Consumers urged to check for recalled Duncan Hines mixes
The Centers for Disease Control and Prevention (CDC) has determined that the outbreak caused by contaminated boxes of Duncan Hines cake mix is over but warns consumers who may still have recalled boxes in their kitchen cabinets to not use them for making cakes. On November 5, 2018, four varieties of Duncan Hines cake mix were recalled after Oregon health officials identified Salmonella Agbeni in a box of Duncan Hines Classic White Cake Mix.
Seven people in five states became ill from the contaminated cake mixes. Illnesses from food poisoning occurred in Florida, Maryland, Missouri, Ohio, and Wisconsin. Onset dates for the salmonella related illnesses ranged from June 13 to October 5, 2018.
CDC warns consumers not to bake with or eat any of the recalled Duncan Hines cake mix. The recalled products included 15.25-ounce boxes of Duncan Hines cake mix in Classic White, Classic Yellow Cake, Classic Butter Golden Cake, and Confetti Cake flavors, with various “best if used by” dates ranging from March 7 to 13, 2019.
People who eat raw cake mix are particularly susceptible to illness. CDC advises against eating raw dough or batter regardless of whether the cake mix is from a box or is homemade from scratch. Consumers who have any question as to whether the cake mix in their kitchen is among those recalled should not use the mix to make a cake.

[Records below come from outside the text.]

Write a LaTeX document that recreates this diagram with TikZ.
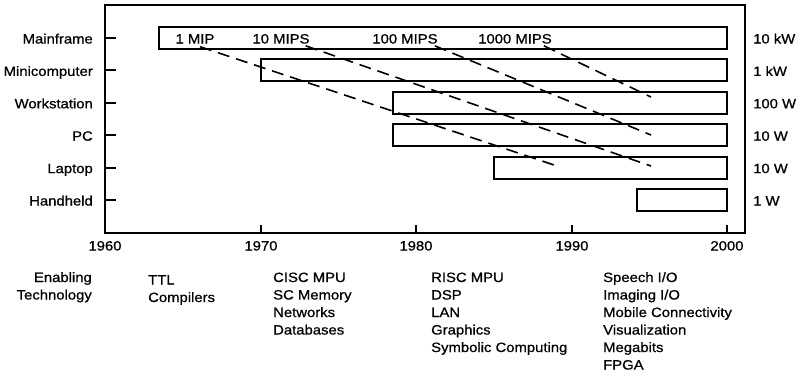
\documentclass[tikz,border=0pt]{standalone}
\usepackage{fontspec}
\setmainfont{Liberation Sans}[FakeStretch=1.1,FakeBold=0.8]
\newcommand{\yx}[1]{round(105+15.55*(#1-1960))}
\tikzset{
  bar/.style={draw,line width=2pt},
  txt/.style={inner sep=0pt},
  mips/.style={line width=1.6pt,dash pattern=on 12pt off 7pt}
}

\begin{document}
\begin{tikzpicture}[x=1pt,y=-1pt,font=\fontsize{13.5}{17.5}\selectfont]
\useasboundingbox (0,0) rectangle (807,376);
% frame
\draw[line width=2pt] (105,5) rectangle (745,233);
% rows, bars and power
\foreach \name/\lab/\watt/\start [count=\i from 0] in
  {mainframe/Mainframe/10 kW/1963.5, mini/Minicomputer/1 kW/1970,
   workstation/Workstation/100 W/1978.5, pc/PC/10 W/1978.5,
   laptop/Laptop/10 W/1985, handheld/Handheld/1 W/1994.2}
{
  \node[txt,anchor=base east] (\name) at (93,{43.5+32.4*\i}) {\lab};
  \draw[line width=2pt] (105,{round(38+32.4*\i)}) -- (116,{round(38+32.4*\i)});
  \draw[bar] ({\yx{\start}},{round(27+32.4*\i)}) rectangle ({\yx{2000}},{round(49+32.4*\i)});
  \node[txt,anchor=base west] (\name-p) at (753,{43.5+32.4*\i}) {\watt};
}
% years
\foreach \yr in {1960,1970,...,2000}
{
  \draw[line width=2pt] ({\yx{\yr}},233) -- ({\yx{\yr}},225);
  \node[txt,anchor=base] (y\yr) at ({\yx{\yr}},250.5) {\yr};
}
% MIPS
\node[txt,anchor=base] (mip1) at (195,43.5) {1 MIP};
\node[txt,anchor=base] (mip10) at (281,43.5) {10 MIPS};
\node[txt,anchor=base] (mip100) at (405,43.5) {100 MIPS};
\node[txt,anchor=base] (mip1000) at (515,43.5) {1000 MIPS};
\coordinate (e1) at (557,166);
\coordinate (e10) at (651,166);
\coordinate (e100) at (651,135);
\coordinate (e1000) at (651,97);
\draw[mips] (mip1.south)++(5,3) -- (e1);
\draw[mips] (mip10.south east)++(-4,2) -- (e10);
\draw[mips] (mip100.south east)++(-3,2) -- (e100);
\draw[mips] (mip1000.south east)++(-8,2) -- (e1000);
% enabling technology (base = last line)
\node[txt,anchor=base east,align=right] (tech) at (92,299.5) {Enabling\\Technology};
\node[txt,anchor=base west,align=left] (t60) at (148,302) {TTL\\Compilers};
\node[txt,anchor=base west,align=left] (t70) at (273,334.5) {CISC MPU\\SC Memory\\Networks\\Databases};
\node[txt,anchor=base west,align=left] (t80) at (431,352) {RISC MPU\\DSP\\LAN\\Graphics\\Symbolic Computing};
\node[txt,anchor=base west,align=left] (t90) at (603,369.5) {Speech I/O\\Imaging I/O\\Mobile Connectivity\\Visualization\\Megabits\\FPGA};
\end{tikzpicture}
\end{document}
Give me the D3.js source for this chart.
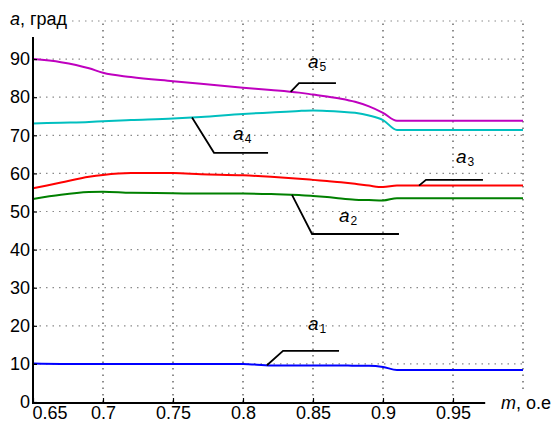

Most people infected with Salmonella develop diarrhea, fever, and stomach cramps 12-72 hours after eating contaminated food. The illness usually lasts 4 to 7 days, and most people recover without treatment.
Even though the Duncan Hines salmonella outbreak appears to be over, consumers should continue to use care when preparing raw cake batter and should check any remaining boxes of cake mix to be sure they were not on the recall list.